The Private Reserve - Putting the agent under pressure
Establishing a reserve price is one of the most common mistakes home sellers make when selling. Disclosing your reserve price can cost thousands of dollars in the form of a lower selling price.
Essentially the seller’s money is too often left in the buyer’s pocket.
The key to avoid being stung by this trap comes from defining what the reserve price is, and what it isn’t.
The reserve price is the lowest price the owners are prepared to accept. The reserve price should never be used as a target price or confused with being the best possible price.
As a property seller, do you want the agent to attain your bottom line or discover the buyer’s top line?
A sales strategy that is aimed at the vendor’s bottom line will quite often cause the property to sell below the buyer’s top line.
If you set a reserve price of $500,000 and sell for $520,000, would you consider it a good sale if you found out the buyer was prepared to pay $540,000? Do you celebrate the $20,000 over your “reserve
price” or do you commiserate the extra $20,000 the buyer would have paid?
When dealing with agents, remember the lowest price you say that you are prepared to accept, is usually the highest price you will achieve.
It is for this reason that your reserve price must never be disclosed to any buyers or the agent.
Every Sunday morning, newspapers report how auctions performed in relation to the reserve price, the seller’s bottom line. No mention or focus is ever put on what the buyers were prepared to pay.
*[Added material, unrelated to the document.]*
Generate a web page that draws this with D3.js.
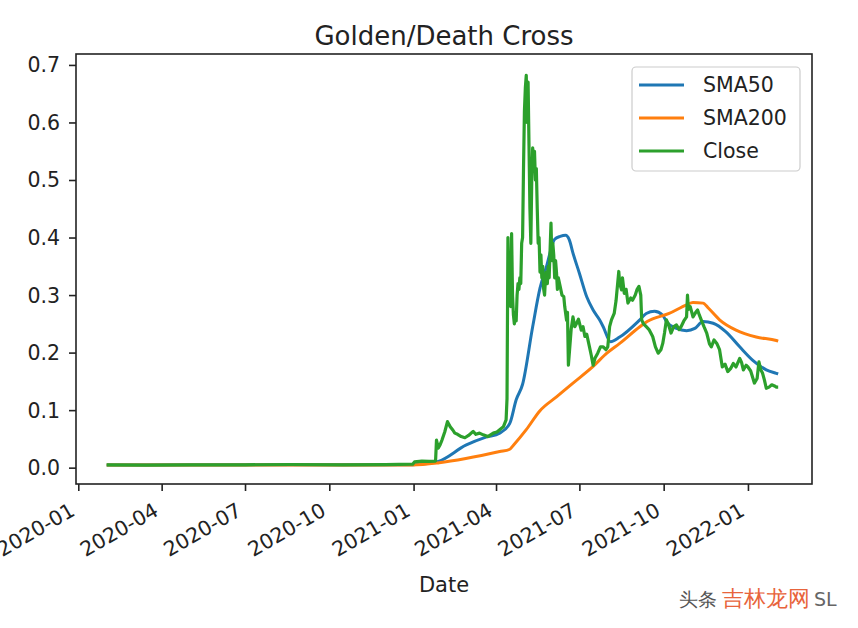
<!DOCTYPE html>
<html>
<head>
<meta charset="utf-8">
<script src="https://cdn.jsdelivr.net/npm/d3@7"></script>
<style>
  html, body { margin: 0; padding: 0; background: #fff; }
  svg { display: block; }
  text { font-family: "DejaVu Sans", sans-serif; }
</style>
</head>
<body>
<svg id="chart" width="858" height="628"></svg>
<script>
// ---------------- data ----------------
const closeDates = [
  "2020-02-01","2020-03-15","2020-05-01","2020-07-01","2020-08-20","2020-10-15","2020-12-01","2020-12-31",
  "2021-01-02","2021-01-10","2021-01-18","2021-01-25","2021-01-26","2021-01-28","2021-01-30","2021-02-01",
  "2021-02-04","2021-02-07","2021-02-10","2021-02-13","2021-02-15","2021-02-18","2021-02-22","2021-02-26",
  "2021-03-02","2021-03-07","2021-03-10","2021-03-14","2021-03-18","2021-03-23","2021-03-29","2021-04-02",
  "2021-04-05","2021-04-09","2021-04-12","2021-04-13","2021-04-14","2021-04-15","2021-04-16","2021-04-17",
  "2021-04-18","2021-04-19","2021-04-20","2021-04-21","2021-04-22","2021-04-23","2021-04-24","2021-04-25",
  "2021-04-26","2021-04-27","2021-04-28","2021-04-29","2021-04-30","2021-05-01","2021-05-02","2021-05-03",
  "2021-05-04","2021-05-05","2021-05-06","2021-05-07","2021-05-08","2021-05-09","2021-05-10","2021-05-11",
  "2021-05-12","2021-05-13","2021-05-14","2021-05-15","2021-05-16","2021-05-17","2021-05-18","2021-05-19",
  "2021-05-20","2021-05-21","2021-05-22","2021-05-23","2021-05-24","2021-05-25","2021-05-26","2021-05-27",
  "2021-05-28","2021-05-29","2021-05-31","2021-06-01","2021-06-02","2021-06-03","2021-06-04","2021-06-05",
  "2021-06-06","2021-06-07","2021-06-08","2021-06-10","2021-06-12","2021-06-14","2021-06-15","2021-06-17",
  "2021-06-18","2021-06-19","2021-06-22","2021-06-24","2021-06-26","2021-06-28","2021-06-30","2021-07-03",
  "2021-07-05","2021-07-07","2021-07-09","2021-07-12","2021-07-14","2021-07-16","2021-07-18","2021-07-21",
  "2021-07-24","2021-07-27","2021-07-30","2021-08-01","2021-08-03","2021-08-05","2021-08-08","2021-08-10",
  "2021-08-13","2021-08-14","2021-08-16","2021-08-17","2021-08-19","2021-08-21","2021-08-23","2021-08-26",
  "2021-08-28","2021-08-31","2021-09-02","2021-09-04","2021-09-06","2021-09-07","2021-09-09","2021-09-12",
  "2021-09-15","2021-09-19","2021-09-22","2021-09-25","2021-09-28","2021-09-30","2021-10-02","2021-10-04",
  "2021-10-06","2021-10-09","2021-10-12","2021-10-15","2021-10-18","2021-10-20","2021-10-23","2021-10-26",
  "2021-10-27","2021-10-28","2021-10-30","2021-11-02","2021-11-05","2021-11-07","2021-11-09","2021-11-11",
  "2021-11-14","2021-11-17","2021-11-20","2021-11-22","2021-11-25","2021-11-28","2021-12-01","2021-12-04",
  "2021-12-07","2021-12-10","2021-12-13","2021-12-16","2021-12-19","2021-12-23","2021-12-25","2021-12-27",
  "2021-12-30","2022-01-01","2022-01-04","2022-01-08","2022-01-11","2022-01-13","2022-01-15","2022-01-17",
  "2022-01-19","2022-01-21","2022-01-24","2022-01-27","2022-01-30","2022-02-01","2022-02-03"
];
const closeValues = [
  0.0050,0.0045,0.0048,0.0050,0.0055,0.0050,0.0052,0.0060,
  0.0100,0.0115,0.0110,0.0115,0.048,0.034,0.040,0.048,
  0.062,0.080,0.071,0.065,0.060,0.058,0.054,0.052,
  0.056,0.063,0.058,0.060,0.057,0.054,0.060,0.062,
  0.066,0.071,0.083,0.120,0.400,0.300,0.360,0.280,
  0.407,0.300,0.265,0.250,0.270,0.255,0.300,0.320,
  0.310,0.330,0.320,0.390,0.400,0.520,0.620,0.660,
  0.682,0.600,0.670,0.560,0.450,0.390,0.500,0.556,
  0.520,0.550,0.500,0.520,0.450,0.390,0.400,0.340,
  0.370,0.330,0.350,0.310,0.300,0.330,0.340,0.320,
  0.350,0.330,0.425,0.360,0.390,0.370,0.330,0.360,
  0.340,0.310,0.330,0.315,0.300,0.297,0.280,0.256,
  0.270,0.178,0.240,0.262,0.245,0.251,0.258,0.239,
  0.245,0.228,0.232,0.210,0.195,0.178,0.190,0.199,
  0.210,0.210,0.205,0.210,0.245,0.257,0.268,0.290,
  0.341,0.320,0.309,0.330,0.303,0.310,0.286,0.295,
  0.291,0.300,0.310,0.315,0.300,0.257,0.250,0.245,
  0.240,0.228,0.210,0.199,0.205,0.216,0.235,0.257,
  0.250,0.234,0.245,0.248,0.240,0.245,0.255,0.262,
  0.300,0.275,0.280,0.262,0.270,0.274,0.265,0.257,
  0.245,0.234,0.215,0.210,0.222,0.216,0.205,0.175,
  0.180,0.167,0.172,0.181,0.175,0.190,0.183,0.170,
  0.178,0.175,0.168,0.147,0.155,0.184,0.170,0.164,
  0.152,0.138,0.140,0.144,0.142,0.140,0.140
];

const sma50Dates = [
  "2020-02-01","2020-12-31","2021-01-28","2021-02-27","2021-03-21","2021-04-05","2021-04-16","2021-04-23",
  "2021-04-30","2021-05-11","2021-05-19","2021-05-26","2021-06-04","2021-06-10","2021-06-16","2021-06-20",
  "2021-06-24","2021-07-01","2021-07-09","2021-07-16","2021-07-23","2021-07-27","2021-08-04","2021-08-14",
  "2021-09-05","2021-09-12","2021-09-21","2021-09-30","2021-10-04","2021-10-15","2021-10-26","2021-11-04",
  "2021-11-13","2021-11-24","2021-12-08","2021-12-23","2022-01-06","2022-01-21","2022-02-01","2022-02-03"
];
const sma50Values = [
  0.0048,0.0050,0.0110,0.039,0.053,0.060,0.077,0.118,
  0.145,0.245,0.312,0.349,0.397,0.402,0.404,0.396,
  0.373,0.338,0.297,0.274,0.257,0.245,0.219,0.227,
  0.257,0.268,0.272,0.265,0.254,0.242,0.238,0.242,
  0.254,0.251,0.236,0.210,0.187,0.170,0.164,0.163
];

const sma200Dates = [
  "2020-02-01","2020-12-31","2021-01-29","2021-02-27","2021-04-05","2021-04-16","2021-04-20","2021-05-04",
  "2021-05-19","2021-06-06","2021-06-24","2021-07-16","2021-07-31","2021-08-14","2021-09-05","2021-09-13",
  "2021-10-07","2021-10-26","2021-11-02","2021-11-13","2021-11-19","2021-12-01","2021-12-19","2022-01-10",
  "2022-02-01","2022-02-03"
];
const sma200Values = [
  0.0045,0.0047,0.0087,0.016,0.028,0.032,0.039,0.066,
  0.099,0.123,0.147,0.176,0.199,0.216,0.245,0.254,
  0.268,0.283,0.287,0.286,0.277,0.257,0.239,0.227,
  0.221,0.220
];

const seriesNames = ["SMA50", "SMA200", "Close"];
const xTickLabels = ["2020-01","2020-04","2020-07","2020-10","2021-01","2021-04","2021-07","2021-10","2022-01"];
const yTickValues = [0.0, 0.1, 0.2, 0.3, 0.4, 0.5, 0.6, 0.7];
const titleText = "Golden/Death Cross";
const xLabelText = "Date";

// ---------------- layout ----------------
const W = 858, H = 628;
const plot = { left: 76, right: 812, top: 54, bottom: 484 };
const colors = { SMA50: "#1f77b4", SMA200: "#ff7f0e", Close: "#2ca02c" };
const ink = "#222";

const parseDay = d3.utcParse("%Y-%m-%d");
const parseMonth = d3.utcParse("%Y-%m");

const x = d3.scaleUtc()
  .domain([new Date(Date.UTC(2019, 11, 29, 12)), new Date(Date.UTC(2022, 2, 11, 22))])
  .range([plot.left, plot.right]);
const y = d3.scaleLinear()
  .domain([-0.0284, 0.719])
  .range([plot.bottom, plot.top]);

const svg = d3.select("#chart");
svg.append("rect").attr("width", W).attr("height", H).attr("fill", "#fff");

function zip(dates, values) { return dates.map((d, i) => ({ date: parseDay(d), value: values[i] })); }
const series = {
  SMA50: zip(sma50Dates, sma50Values),
  SMA200: zip(sma200Dates, sma200Values),
  Close: zip(closeDates, closeValues)
};

const smooth = d3.line().x(d => x(d.date)).y(d => y(d.value)).curve(d3.curveMonotoneX);
const straight = d3.line().x(d => x(d.date)).y(d => y(d.value)).curve(d3.curveLinear);

const lines = svg.append("g");
seriesNames.forEach(name => {
  lines.append("path")
    .datum(series[name])
    .attr("fill", "none")
    .attr("stroke", colors[name])
    .attr("stroke-width", name === "Close" ? 3.2 : 3)
    .attr("stroke-linejoin", "round")
    .attr("stroke-linecap", "butt")
    .attr("d", name === "Close" ? straight(series[name]) : smooth(series[name]));
});

// frame
svg.append("rect")
  .attr("x", plot.left).attr("y", plot.top)
  .attr("width", plot.right - plot.left).attr("height", plot.bottom - plot.top)
  .attr("fill", "none").attr("stroke", ink).attr("stroke-width", 1.6);

// y axis
const yAxis = d3.axisLeft(y).tickValues(yTickValues).tickFormat(d3.format(".1f")).tickSize(7).tickPadding(9);
const gy = svg.append("g").attr("transform", `translate(${plot.left},0)`).call(yAxis);
gy.select(".domain").remove();
gy.selectAll(".tick line").attr("stroke", ink).attr("stroke-width", 1.6);
gy.selectAll(".tick text")
  .attr("font-family", "DejaVu Sans, sans-serif").attr("font-size", 20.5).style("fill", ink)
  .attr("dy", "0.34em");

// x axis
const xTicks = xTickLabels.map(s => parseMonth(s));
const xAxis = d3.axisBottom(x).tickValues(xTicks).tickFormat(d3.utcFormat("%Y-%m")).tickSize(7);
const gx = svg.append("g").attr("transform", `translate(0,${plot.bottom})`).call(xAxis);
gx.select(".domain").remove();
gx.selectAll(".tick line").attr("stroke", ink).attr("stroke-width", 1.6);
gx.selectAll(".tick text")
  .attr("font-family", "DejaVu Sans, sans-serif").attr("font-size", 20.5).style("fill", ink)
  .attr("text-anchor", "end")
  .attr("y", 0).attr("dy", 0)
  .attr("transform", "translate(-2.4,30.5) rotate(-30)");

// title & x label
svg.append("text").attr("x", (plot.left + plot.right) / 2).attr("y", 45)
  .attr("text-anchor", "middle").attr("font-size", 26).style("fill", ink).text(titleText);
svg.append("text").attr("x", (plot.left + plot.right) / 2).attr("y", 592)
  .attr("text-anchor", "middle").attr("font-size", 21).style("fill", ink).text(xLabelText);

// legend
const leg = svg.append("g");
leg.append("rect").attr("x", 632).attr("y", 67).attr("width", 168).attr("height", 104)
  .attr("rx", 4).attr("fill", "#fff").attr("fill-opacity", 0.8)
  .attr("stroke", "#cccccc").attr("stroke-width", 1.2);
seriesNames.forEach((name, i) => {
  const cy = 85 + i * 33;
  leg.append("line").attr("x1", 639).attr("x2", 684).attr("y1", cy).attr("y2", cy)
    .attr("stroke", colors[name]).attr("stroke-width", 3);
  leg.append("text").attr("x", 703).attr("y", cy + 7).attr("font-size", 20.5).style("fill", ink).text(name);
});

// watermark
const wm = svg.append("g");
wm.append("text").attr("x", 679).attr("y", 606).attr("font-size", 19)
  .attr("font-family", "Noto Sans CJK SC, sans-serif").style("fill", "#555").text("头条");
wm.append("text").attr("x", 722).attr("y", 606).attr("font-size", 22)
  .attr("font-family", "Noto Sans CJK SC, sans-serif").style("fill", "#e8643c").text("吉林龙网");
wm.append("text").attr("x", 814).attr("y", 606).attr("font-size", 19)
  .attr("font-family", "DejaVu Sans, sans-serif").style("fill", "#666").text("SL");
</script>
</body>
</html>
The focus of the auction is to “at least meet” the owners reserve, to ensure the property sells “under the hammer”. If the auction exceeds the reserve price, even better.
If the auction fails to meet the reserve price, pressure is then applied to the “vendor” to reduce the reserve price. This pressure is applied whilst the crowd of strangers eagerly await the outcome in the “vendors” own backyard.
In such circumstances, the best buyer is usually watching the vendor’s price being publicly “crunched”.
Solution
Define what the agent’s true role is when you employ them to handle the sale of your home.
The agent’s role is to submit all interested buyer’s highest offer, with acceptable terms and conditions, for your consideration. As the property owner and paying client, this is how it should be. Yes, the seller is the paying client, this is why the agent has a fiduciary and professional duty to deliver all potential purchasers’ highest price.
Many times it is forgotten that the seller is the paying client.
The reserve price that you have set is private. Instruct the agent to establish the highest offer that can possibly be attained in the marketplace. When the agent has done this, as the owner, you have one of three decisions to make. Accept the offer and sell. Decline the offer and withdraw from the market. Decline the offer and continue searching for another buyer. If the agent has truly delivered the highest possible price from the buyer, the buyer is unlikely to submit another higher offer. But you can always ask…
When the agent is focused on meeting your bottom line, unfortunately that figure becomes the goal. If you have the agent focused on the best price every buyer will pay, without disclosing your reserve price to the buyer or agent, the pressure is on the buyer and agent.
Deflecting the pressure this way is the complete opposite as to what happens at a public auction when the agent is aware of your reserve price.
And as many sellers have found in dealing with agents over the years, private reserve equals higher selling price.